* [Problem]:
In the material below, identify each line bearing the word "this". Reproduce those lines.
----------
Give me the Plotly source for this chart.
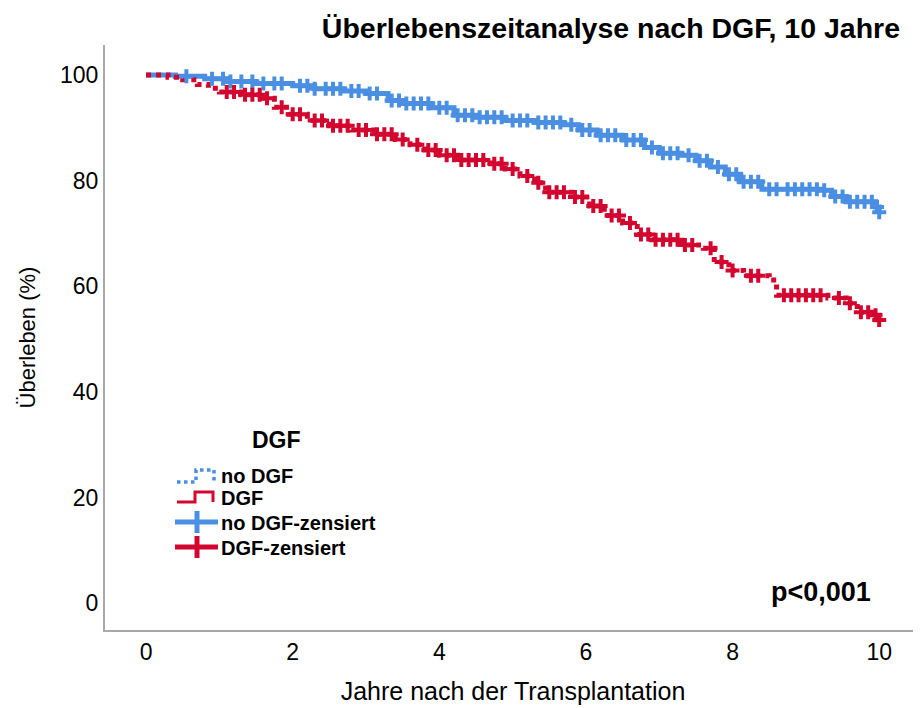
import numpy as np
import plotly.graph_objects as go

# ---- data ----
nodgf_t = [0, 0.4, 0.8, 1.1, 1.5, 2.0, 2.3, 2.7, 3.0, 3.3, 3.5, 3.9, 4.2, 4.5, 4.9, 5.3, 5.7, 5.9,
           6.15, 6.5, 6.8, 7.0, 7.3, 7.5, 7.7, 7.9, 8.1, 8.4, 9.2, 9.35, 9.55, 9.95, 10.0]
nodgf_s = [100, 99.8, 99.3, 98.8, 98.4, 98.0, 97.4, 97.0, 96.5, 95.2, 94.6, 93.8, 92.4, 92.0, 91.4,
           91.0, 90.6, 89.6, 88.6, 87.7, 86.3, 85.2, 84.8, 83.8, 82.6, 81.2, 79.8, 78.4, 78.2, 77.0,
           76.0, 75.0, 74.0]

dgf_t = [0, 0.3, 0.5, 0.7, 0.85, 1.0, 1.3, 1.6, 1.75, 1.95, 2.2, 2.5, 2.8, 3.1, 3.4, 3.6, 3.8, 4.0,
         4.25, 4.7, 4.9, 5.1, 5.3, 5.45, 5.8, 6.05, 6.25, 6.5, 6.7, 6.9, 7.3, 7.6, 7.75, 7.95, 8.15,
         8.5, 8.6, 9.3, 9.55, 9.7, 9.95, 10.0]
dgf_s = [100, 99.6, 99.1, 98.2, 97.5, 96.8, 96.3, 95.6, 93.9, 92.6, 91.4, 90.4, 89.6, 88.8, 87.8,
         86.8, 85.8, 84.8, 83.9, 83.2, 82.2, 80.9, 79.6, 77.8, 76.9, 75.2, 73.4, 72.0, 69.8, 68.8,
         67.8, 67.2, 64.6, 63.0, 62.0, 61.2, 58.3, 57.8, 56.8, 55.1, 54.5, 53.6]

nodgf_censor = [0.55, 0.9, 1.05, 1.15, 1.3, 1.45, 1.6, 1.75, 1.85, 2.1, 2.2, 2.3, 2.45, 2.55, 2.65,
                2.8, 2.9, 3.05, 3.15, 3.35, 3.45, 3.55, 3.65, 3.75, 3.85, 4.0, 4.1, 4.25, 4.35, 4.45,
                4.55, 4.65, 4.75, 4.85, 5.0, 5.1, 5.2, 5.35, 5.45, 5.55, 5.65, 5.8, 5.95, 6.05, 6.2,
                6.3, 6.4, 6.55, 6.65, 6.75, 6.9, 7.05, 7.15, 7.25, 7.4, 7.55, 7.65, 7.8, 7.95, 8.05,
                8.15, 8.25, 8.35, 8.5, 8.6, 8.75, 8.85, 8.95, 9.05, 9.15, 9.25, 9.4, 9.5, 9.6, 9.7,
                9.8, 9.9, 9.97, 10.0]
dgf_censor = [1.1, 1.2, 1.35, 1.45, 1.55, 1.65, 1.85, 2.0, 2.1, 2.3, 2.4, 2.55, 2.65, 2.75, 2.9,
              3.0, 3.15, 3.25, 3.35, 3.5, 3.7, 3.85, 3.95, 4.1, 4.2, 4.3, 4.4, 4.5, 4.6, 4.75,
              4.85, 5.0, 5.2, 5.35, 5.5, 5.6, 5.7, 5.85, 5.95, 6.1, 6.2, 6.35, 6.45, 6.6, 6.75,
              6.85, 6.95, 7.05, 7.15, 7.25, 7.35, 7.45, 7.7, 7.85, 8.0, 8.25, 8.35, 8.7, 8.8,
              8.9, 9.0, 9.1, 9.2, 9.45, 9.6, 9.75, 9.85, 9.95, 10.0]

x_ticks = [0, 2, 4, 6, 8, 10]
y_ticks = [0, 20, 40, 60, 80, 100]

legend_title = "DGF"
legend_labels = ["no DGF", "DGF", "no DGF-zensiert", "DGF-zensiert"]

BLUE = "#4A8FE2"
RED = "#D2062E"
FONT = "Liberation Sans, Arial, sans-serif"

# figure size (page body adds an 8px offset)
W, H = 913, 700
PL, PR, PT, PB = 97, 913, 37, 622


def px(x):
    return (x - PL) / (PR - PL)


def py(y):
    return (PB - y) / (PB - PT)


def step_at(times, surv, query):
    t = np.asarray(times)
    s = np.asarray(surv)
    idx = np.searchsorted(t, np.asarray(query), side="right") - 1
    return s[np.clip(idx, 0, len(s) - 1)]


fig = go.Figure()

# curves
fig.add_trace(go.Scatter(x=nodgf_t, y=nodgf_s, mode="lines", line=dict(color=BLUE, width=5, shape="hv"),
                         showlegend=False, hoverinfo="skip"))
fig.add_trace(go.Scatter(x=dgf_t, y=dgf_s, mode="lines",
                         line=dict(color=RED, width=5, shape="hv", dash="dot"),
                         showlegend=False, hoverinfo="skip"))
# censor marks
fig.add_trace(go.Scatter(x=nodgf_censor, y=step_at(nodgf_t, nodgf_s, nodgf_censor), mode="markers",
                         marker=dict(symbol="cross-thin", size=10, line=dict(color=BLUE, width=4)),
                         showlegend=False, hoverinfo="skip"))
fig.add_trace(go.Scatter(x=dgf_censor, y=step_at(dgf_t, dgf_s, dgf_censor), mode="markers",
                         marker=dict(symbol="cross-thin", size=10, line=dict(color=RED, width=4)),
                         showlegend=False, hoverinfo="skip"))

fig.update_layout(
    width=W, height=H,
    margin=dict(l=PL, r=W - PR, t=PT, b=H - PB),
    paper_bgcolor="white", plot_bgcolor="white",
    font=dict(family=FONT, color="black", size=20),
    title=dict(text="<b>Überlebenszeitanalyse nach DGF, 10 Jahre</b>",
               xref="container", x=892 / W, xanchor="right",
               yref="container", y=1 - 20 / H, yanchor="middle",
               font=dict(size=28.5, family=FONT, color="black")),
    showlegend=False,
)

fig.update_xaxes(range=[-0.56, 10.57], tickvals=x_ticks, ticktext=[str(v) for v in x_ticks],
                 showgrid=False, zeroline=False, showline=True, linecolor="#A8A8A8", linewidth=2,
                 ticks="", automargin=False,
                 tickfont=dict(size=23, family=FONT),
                 title=dict(text="Jahre nach der Transplantation", standoff=19,
                            font=dict(size=25, family=FONT)))
fig.update_yaxes(range=[-5.1, 105.7], tickvals=y_ticks, ticktext=[str(v) for v in y_ticks],
                 showgrid=False, zeroline=False, showline=True, linecolor="#A8A8A8", linewidth=2,
                 ticks="", automargin=False,
                 tickfont=dict(size=23, family=FONT),
                 title=dict(text="Überleben (%)", standoff=18, font=dict(size=22, family=FONT)))

# p-value
fig.add_annotation(text="<b>p<0,001</b>", xref="paper", yref="paper",
                   x=px(813), y=py(584), xanchor="center", yanchor="middle",
                   showarrow=False, font=dict(size=27, family=FONT, color="black"))

# ---- manual legend ----
fig.add_annotation(text="<b>" + legend_title + "</b>", xref="paper", yref="paper",
                   x=px(268), y=py(432), xanchor="center", yanchor="middle", showarrow=False,
                   font=dict(size=23, family=FONT, color="black"))
row_y = [468, 490, 515, 540]
for lab, yy in zip(legend_labels, row_y):
    fig.add_annotation(text="<b>" + lab + "</b>", xref="paper", yref="paper",
                       x=px(211), y=py(yy), xanchor="left", yanchor="middle", showarrow=False,
                       font=dict(size=20, family=FONT, color="black"))


def path(points):
    return "M " + " L ".join(f"{px(a)},{py(b)}" for a, b in points)


# no DGF: dotted step
fig.add_shape(type="path", xref="paper", yref="paper",
              path=path([(169, 474), (188, 474), (188, 462), (206, 462), (206, 473)]),
              line=dict(color=BLUE, width=3.5, dash="dot"))
# DGF: solid step
fig.add_shape(type="path", xref="paper", yref="paper",
              path=path([(169, 494), (187, 494), (187, 484), (205, 484), (205, 494)]),
              line=dict(color=RED, width=3))
# censored symbols
for col, yy in [(BLUE, 514), (RED, 539)]:
    fig.add_shape(type="line", xref="paper", yref="paper",
                  x0=px(167), x1=px(210), y0=py(yy), y1=py(yy), line=dict(color=col, width=5))
    fig.add_shape(type="line", xref="paper", yref="paper",
                  x0=px(189), x1=px(189), y0=py(yy - 11), y1=py(yy + 11), line=dict(color=col, width=5))

fig.write_html("out.html")
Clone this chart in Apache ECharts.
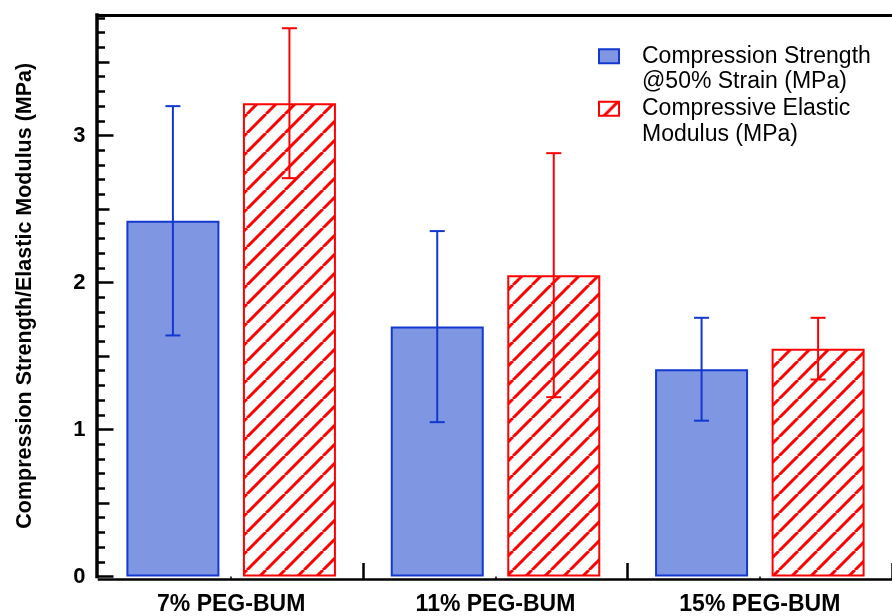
----------
* [Full answer]:
Give me the Plotly source for this chart.
Clone this chart in Apache ECharts.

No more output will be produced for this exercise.